═════ Provided information

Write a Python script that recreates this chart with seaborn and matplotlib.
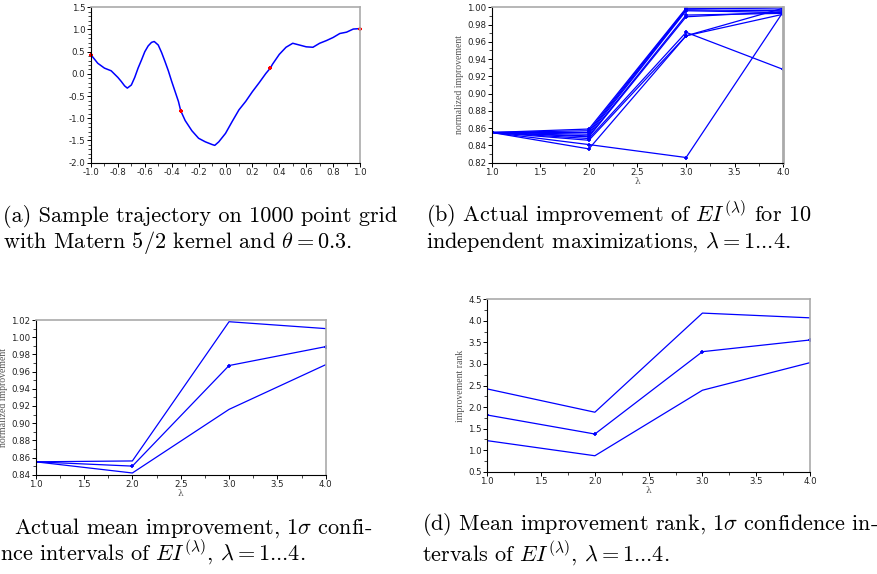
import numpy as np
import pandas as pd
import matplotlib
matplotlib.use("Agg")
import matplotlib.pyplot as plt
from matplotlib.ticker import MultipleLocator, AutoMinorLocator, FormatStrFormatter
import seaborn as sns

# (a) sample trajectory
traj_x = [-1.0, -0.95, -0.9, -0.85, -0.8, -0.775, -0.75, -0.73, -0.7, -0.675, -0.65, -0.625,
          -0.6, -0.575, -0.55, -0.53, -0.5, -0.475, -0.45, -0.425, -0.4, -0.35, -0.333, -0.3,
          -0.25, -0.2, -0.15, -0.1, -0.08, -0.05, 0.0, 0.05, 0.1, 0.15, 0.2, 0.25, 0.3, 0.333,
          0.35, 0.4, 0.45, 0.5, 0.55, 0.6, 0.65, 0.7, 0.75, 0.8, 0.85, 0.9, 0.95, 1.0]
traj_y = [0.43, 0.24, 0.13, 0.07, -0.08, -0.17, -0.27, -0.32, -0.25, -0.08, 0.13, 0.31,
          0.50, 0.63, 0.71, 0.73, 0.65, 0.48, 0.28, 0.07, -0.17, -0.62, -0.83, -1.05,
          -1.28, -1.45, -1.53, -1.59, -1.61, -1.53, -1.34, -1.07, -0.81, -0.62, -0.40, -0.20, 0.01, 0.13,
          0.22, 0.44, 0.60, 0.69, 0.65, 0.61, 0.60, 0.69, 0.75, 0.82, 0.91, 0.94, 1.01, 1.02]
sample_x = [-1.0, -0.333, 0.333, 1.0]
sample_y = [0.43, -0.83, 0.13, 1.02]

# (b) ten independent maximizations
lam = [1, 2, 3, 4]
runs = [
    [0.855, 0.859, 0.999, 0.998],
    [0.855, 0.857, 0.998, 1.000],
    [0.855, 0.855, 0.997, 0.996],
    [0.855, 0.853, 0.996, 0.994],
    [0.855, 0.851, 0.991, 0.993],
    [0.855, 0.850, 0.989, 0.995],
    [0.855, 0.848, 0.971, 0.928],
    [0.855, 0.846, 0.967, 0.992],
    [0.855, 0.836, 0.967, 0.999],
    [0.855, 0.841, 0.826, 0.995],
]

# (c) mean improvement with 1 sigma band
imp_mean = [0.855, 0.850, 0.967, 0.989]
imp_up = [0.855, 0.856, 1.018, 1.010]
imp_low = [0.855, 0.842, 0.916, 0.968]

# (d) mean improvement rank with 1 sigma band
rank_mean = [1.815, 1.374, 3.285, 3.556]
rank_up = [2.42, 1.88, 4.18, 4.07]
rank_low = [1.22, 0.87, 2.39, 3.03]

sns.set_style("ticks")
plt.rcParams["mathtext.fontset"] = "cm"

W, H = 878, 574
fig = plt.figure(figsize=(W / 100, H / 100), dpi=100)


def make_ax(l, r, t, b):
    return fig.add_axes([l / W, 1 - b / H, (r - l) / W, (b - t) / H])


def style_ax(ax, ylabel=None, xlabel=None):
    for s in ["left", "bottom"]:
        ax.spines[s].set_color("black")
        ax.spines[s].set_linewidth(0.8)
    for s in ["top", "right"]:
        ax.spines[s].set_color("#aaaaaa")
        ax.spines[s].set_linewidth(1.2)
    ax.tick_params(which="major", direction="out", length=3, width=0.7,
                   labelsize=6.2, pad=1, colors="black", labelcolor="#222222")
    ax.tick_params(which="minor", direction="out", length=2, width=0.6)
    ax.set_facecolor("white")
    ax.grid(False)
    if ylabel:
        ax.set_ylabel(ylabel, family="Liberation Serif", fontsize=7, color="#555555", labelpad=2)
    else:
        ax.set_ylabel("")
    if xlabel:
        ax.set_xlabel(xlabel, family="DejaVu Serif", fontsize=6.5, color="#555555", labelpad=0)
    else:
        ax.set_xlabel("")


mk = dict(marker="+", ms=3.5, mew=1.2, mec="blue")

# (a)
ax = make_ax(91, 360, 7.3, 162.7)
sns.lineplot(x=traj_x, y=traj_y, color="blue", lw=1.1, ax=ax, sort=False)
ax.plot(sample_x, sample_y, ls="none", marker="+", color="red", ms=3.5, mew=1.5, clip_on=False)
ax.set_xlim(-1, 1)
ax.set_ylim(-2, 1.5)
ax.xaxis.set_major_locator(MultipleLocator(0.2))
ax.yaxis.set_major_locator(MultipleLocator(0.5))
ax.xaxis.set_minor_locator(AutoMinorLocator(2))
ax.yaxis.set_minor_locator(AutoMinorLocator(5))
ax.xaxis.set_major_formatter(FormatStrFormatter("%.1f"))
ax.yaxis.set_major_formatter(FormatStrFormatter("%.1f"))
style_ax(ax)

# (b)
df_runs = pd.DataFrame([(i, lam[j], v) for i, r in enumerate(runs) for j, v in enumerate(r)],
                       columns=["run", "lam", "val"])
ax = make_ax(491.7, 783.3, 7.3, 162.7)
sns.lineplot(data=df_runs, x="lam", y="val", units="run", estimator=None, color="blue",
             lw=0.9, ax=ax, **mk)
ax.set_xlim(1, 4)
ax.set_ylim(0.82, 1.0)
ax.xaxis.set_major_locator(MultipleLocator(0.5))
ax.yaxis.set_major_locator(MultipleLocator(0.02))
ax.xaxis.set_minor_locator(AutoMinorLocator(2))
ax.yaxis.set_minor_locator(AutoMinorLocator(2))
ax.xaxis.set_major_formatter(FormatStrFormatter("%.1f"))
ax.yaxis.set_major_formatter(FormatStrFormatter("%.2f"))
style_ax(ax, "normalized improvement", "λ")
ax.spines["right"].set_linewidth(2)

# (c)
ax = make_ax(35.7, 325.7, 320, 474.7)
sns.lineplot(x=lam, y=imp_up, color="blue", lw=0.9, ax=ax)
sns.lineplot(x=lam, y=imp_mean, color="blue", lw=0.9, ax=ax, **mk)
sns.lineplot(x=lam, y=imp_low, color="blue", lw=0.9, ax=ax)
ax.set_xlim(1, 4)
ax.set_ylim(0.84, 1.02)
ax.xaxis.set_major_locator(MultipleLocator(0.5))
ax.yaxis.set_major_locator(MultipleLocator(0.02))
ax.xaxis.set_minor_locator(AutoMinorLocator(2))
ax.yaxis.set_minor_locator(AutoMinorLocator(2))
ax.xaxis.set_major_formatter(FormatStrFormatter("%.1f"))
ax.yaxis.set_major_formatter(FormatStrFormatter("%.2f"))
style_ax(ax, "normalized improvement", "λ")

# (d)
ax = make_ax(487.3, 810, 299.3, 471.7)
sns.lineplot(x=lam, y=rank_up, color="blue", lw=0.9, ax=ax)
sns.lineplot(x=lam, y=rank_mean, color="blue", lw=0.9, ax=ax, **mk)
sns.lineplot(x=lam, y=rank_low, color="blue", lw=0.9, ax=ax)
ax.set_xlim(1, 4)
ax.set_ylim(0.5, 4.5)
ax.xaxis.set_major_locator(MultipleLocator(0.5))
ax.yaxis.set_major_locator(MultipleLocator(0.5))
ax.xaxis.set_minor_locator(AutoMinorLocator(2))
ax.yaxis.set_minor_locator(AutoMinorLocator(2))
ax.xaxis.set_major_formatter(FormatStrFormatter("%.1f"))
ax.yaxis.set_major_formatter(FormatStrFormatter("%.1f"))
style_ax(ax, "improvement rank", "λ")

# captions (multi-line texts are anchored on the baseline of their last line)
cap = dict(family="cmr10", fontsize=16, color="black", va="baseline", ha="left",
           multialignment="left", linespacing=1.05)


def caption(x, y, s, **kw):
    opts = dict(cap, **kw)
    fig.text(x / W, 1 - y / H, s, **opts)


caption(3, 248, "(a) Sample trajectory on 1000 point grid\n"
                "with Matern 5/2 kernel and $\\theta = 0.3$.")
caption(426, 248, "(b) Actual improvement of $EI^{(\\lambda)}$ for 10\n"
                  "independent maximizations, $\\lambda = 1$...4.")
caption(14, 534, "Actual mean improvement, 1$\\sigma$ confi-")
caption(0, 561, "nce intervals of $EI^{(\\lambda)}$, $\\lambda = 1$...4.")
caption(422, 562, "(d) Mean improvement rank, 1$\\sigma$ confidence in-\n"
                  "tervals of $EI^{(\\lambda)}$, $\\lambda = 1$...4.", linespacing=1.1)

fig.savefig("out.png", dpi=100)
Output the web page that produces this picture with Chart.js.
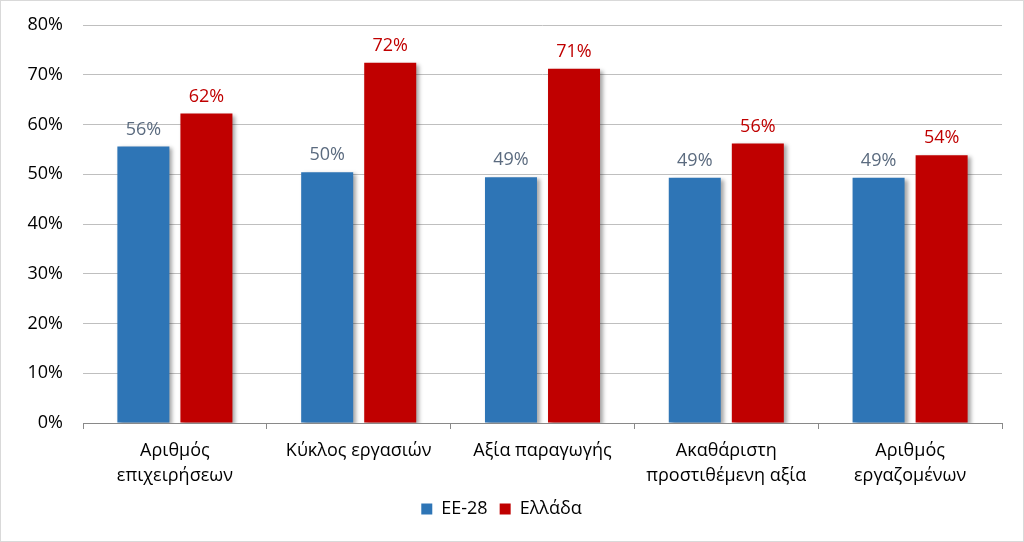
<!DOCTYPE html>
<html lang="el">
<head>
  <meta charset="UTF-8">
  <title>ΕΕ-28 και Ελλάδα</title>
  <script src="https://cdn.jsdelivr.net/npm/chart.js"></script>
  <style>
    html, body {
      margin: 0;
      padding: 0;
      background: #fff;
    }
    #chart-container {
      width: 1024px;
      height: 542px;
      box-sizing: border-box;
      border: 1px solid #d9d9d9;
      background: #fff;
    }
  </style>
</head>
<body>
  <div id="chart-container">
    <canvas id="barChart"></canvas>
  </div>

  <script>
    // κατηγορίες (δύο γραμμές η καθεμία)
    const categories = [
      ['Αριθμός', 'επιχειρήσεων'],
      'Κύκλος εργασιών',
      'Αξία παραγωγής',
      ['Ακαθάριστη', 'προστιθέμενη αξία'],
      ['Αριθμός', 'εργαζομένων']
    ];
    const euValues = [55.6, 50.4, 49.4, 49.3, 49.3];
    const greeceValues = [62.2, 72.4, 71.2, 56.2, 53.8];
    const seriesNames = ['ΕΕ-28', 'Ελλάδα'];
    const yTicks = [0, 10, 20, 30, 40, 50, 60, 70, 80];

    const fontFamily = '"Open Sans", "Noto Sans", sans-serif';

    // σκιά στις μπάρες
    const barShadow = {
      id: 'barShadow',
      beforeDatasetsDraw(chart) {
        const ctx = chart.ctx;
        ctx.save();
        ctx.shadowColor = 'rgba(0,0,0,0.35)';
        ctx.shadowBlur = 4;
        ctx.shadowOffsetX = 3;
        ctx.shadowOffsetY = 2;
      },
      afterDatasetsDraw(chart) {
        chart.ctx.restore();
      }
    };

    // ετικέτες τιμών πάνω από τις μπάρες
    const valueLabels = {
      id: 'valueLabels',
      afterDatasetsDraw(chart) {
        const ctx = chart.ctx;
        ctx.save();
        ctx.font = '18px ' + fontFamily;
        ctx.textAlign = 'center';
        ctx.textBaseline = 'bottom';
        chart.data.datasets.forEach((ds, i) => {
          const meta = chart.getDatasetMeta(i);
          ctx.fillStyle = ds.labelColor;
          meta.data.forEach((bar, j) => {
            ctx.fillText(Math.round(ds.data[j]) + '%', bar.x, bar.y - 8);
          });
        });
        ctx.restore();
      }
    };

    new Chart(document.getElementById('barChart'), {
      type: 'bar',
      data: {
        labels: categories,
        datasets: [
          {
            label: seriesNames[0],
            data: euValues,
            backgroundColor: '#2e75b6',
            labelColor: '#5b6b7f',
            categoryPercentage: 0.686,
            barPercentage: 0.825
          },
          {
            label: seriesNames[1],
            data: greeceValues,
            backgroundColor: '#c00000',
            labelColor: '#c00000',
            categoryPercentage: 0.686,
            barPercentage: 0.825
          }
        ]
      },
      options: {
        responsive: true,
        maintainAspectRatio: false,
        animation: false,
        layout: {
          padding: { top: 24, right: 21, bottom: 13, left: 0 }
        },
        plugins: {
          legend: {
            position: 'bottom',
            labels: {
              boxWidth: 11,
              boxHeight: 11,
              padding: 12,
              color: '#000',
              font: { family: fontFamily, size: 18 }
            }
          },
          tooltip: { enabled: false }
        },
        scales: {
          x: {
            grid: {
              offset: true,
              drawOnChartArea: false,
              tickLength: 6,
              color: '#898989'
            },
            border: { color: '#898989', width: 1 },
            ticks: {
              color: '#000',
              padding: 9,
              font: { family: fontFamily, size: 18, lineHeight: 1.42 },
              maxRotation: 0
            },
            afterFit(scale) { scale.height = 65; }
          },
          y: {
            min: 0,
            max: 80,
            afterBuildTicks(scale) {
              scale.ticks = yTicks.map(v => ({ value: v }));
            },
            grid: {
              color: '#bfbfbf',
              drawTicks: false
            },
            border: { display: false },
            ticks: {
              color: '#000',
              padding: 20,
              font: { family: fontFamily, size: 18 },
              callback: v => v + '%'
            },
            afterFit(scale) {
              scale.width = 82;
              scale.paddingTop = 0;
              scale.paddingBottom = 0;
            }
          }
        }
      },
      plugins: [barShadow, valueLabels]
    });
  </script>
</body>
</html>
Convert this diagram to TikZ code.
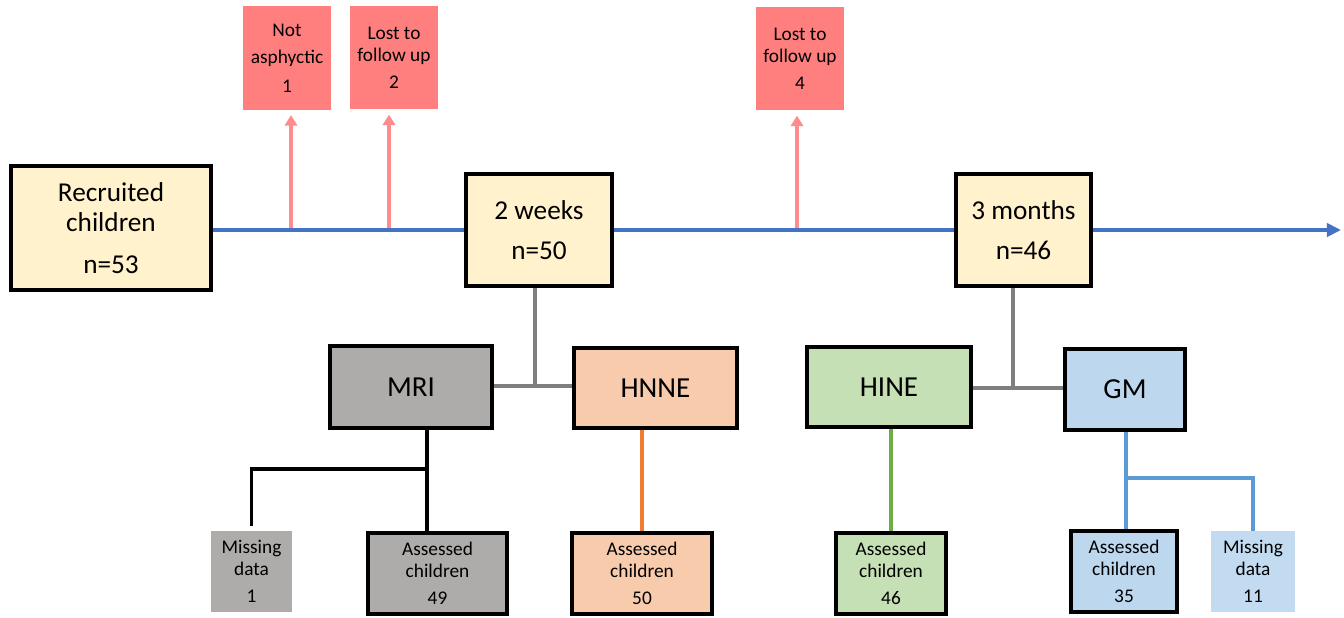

══════════

Your goal: Reproduce, word for word, every line from the start of the records down to and including the line with "import seaborn as sns"; skip the pictures.

Task output:
Write a Python script that recreates this chart with seaborn and matplotlib.
import numpy as np
import pandas as pd
import matplotlib
matplotlib.use("Agg")
import matplotlib.pyplot as plt
from matplotlib.ticker import MultipleLocator, AutoMinorLocator, FormatStrFormatter
import seaborn as sns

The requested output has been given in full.